Common Vulnerabilities and Exposures assigned an identifier CVE-2008-2276 to the following vulnerability: Cross-site request forgery (CSRF) vulnerability in Mantis 1.1.1 allows remote attackers to create new administrative users via user_create. Secunia advisory: http://secunia.com/advisories/30270 Upstream announcement of the fix in alpha version 1.2.0a1: http://sourceforge.net/project/shownotes.php?release_id=595025&group_id=14963 - 0008995: [security] CSRF Vulnerabilities in user_create (thraxisp). Upstream bug report: http://www.mantisbt.org/bugs/view.php?id=8995 Fix applied upstream: http://mantisbt.svn.sourceforge.net/viewvc/mantisbt?view=rev&revision=5132
Created attachment 305711 [details] Fix applied upstream svn diff -c 5132 https://mantisbt.svn.sourceforge.net/svnroot/mantisbt
Upstream patch only seems to add checks to make sure POST method is used. It seems the attacker should still be able to create a link that would do POST using JavaScript to achieve the very same results with little more complications. (This assumption is only based on reading the patch with no testing against mantis.)
Your assumptions are correct. I am working upstream and I was not satisfied as well of that solution; can you point me to commonly recognized best practices against this kind of attacks? I'm a bit confused because I see this as having a someone convince me doing rm -rf / is a good thing to do. If I trust him and happen to run it in a root shell, that does not make a vulnerability in bash (or anything else...) thanks in advance
This has been fixed in upstream version 1.1.x and 1.2.x via SVN commits 5287/5290 and 5288/5292 respectively.
(In reply to comment #3) > I'm a bit confused because I see this as having a someone convince me doing rm > -rf / is a good thing to do. If I trust him and happen to run it in a root > shell, that does not make a vulnerability in bash (or anything else...) Danger is they may be easier to obfuscate. If it's possible to perform actions via GET, something like img src=somescript.php?opts can perform attacker's actions without giving victim a way to realize something bad is happening. (In reply to comment #4) > This has been fixed in upstream version 1.1.x and 1.2.x via SVN commits > 5287/5290 and 5288/5292 respectively. Thanks!

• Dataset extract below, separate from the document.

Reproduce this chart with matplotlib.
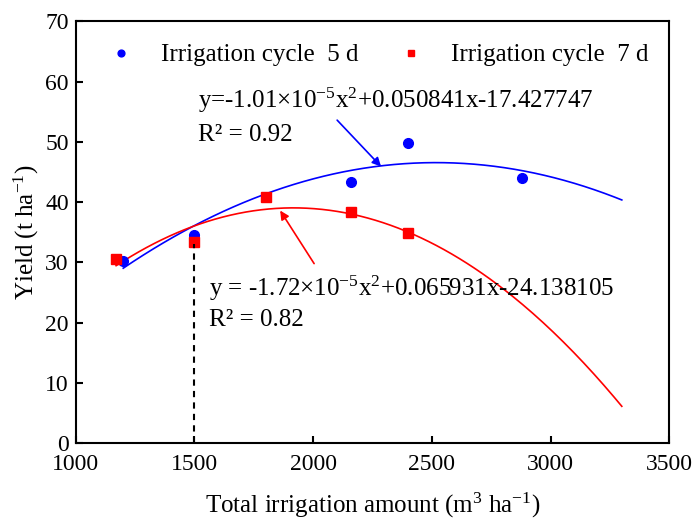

Direct link to commits in 1.1 branch: http://mantisbt.svn.sourceforge.net/viewvc/mantisbt?view=rev&revision=5287 http://mantisbt.svn.sourceforge.net/viewvc/mantisbt?view=rev&revision=5290 Reporters published their original advisory covering this CSRF issue along with two other issues: http://marc.info/?l=bugtraq&m=121130774617956&w=4 http://www.ush.it/team/ush/hack-mantis111/adv.txt
I'm working upstream for a solution on the other issues. How urgent is fixing the first issue should be treated? in other words, is it better to push a security update now and another when the other fix is ready or everything together (possibly within an official 1.1.2 release) ?
So far it seems all issues have low or moderate security impact, hence no urgent priority I believe. Do you know what is the expected release date for 1.1.2? Probably not worth doing backports if new upstream version is expected any time soon.
mantis-1.1.2-1.fc9 has been submitted as an update for Fedora 9
mantis-1.1.2-1.fc8 has been submitted as an update for Fedora 8
mantis-1.1.2-1.fc9 has been pushed to the Fedora 9 stable repository. If problems still persist, please make note of it in this bug report.
mantis-1.1.2-1.fc8 has been pushed to the Fedora 8 stable repository. If problems still persist, please make note of it in this bug report.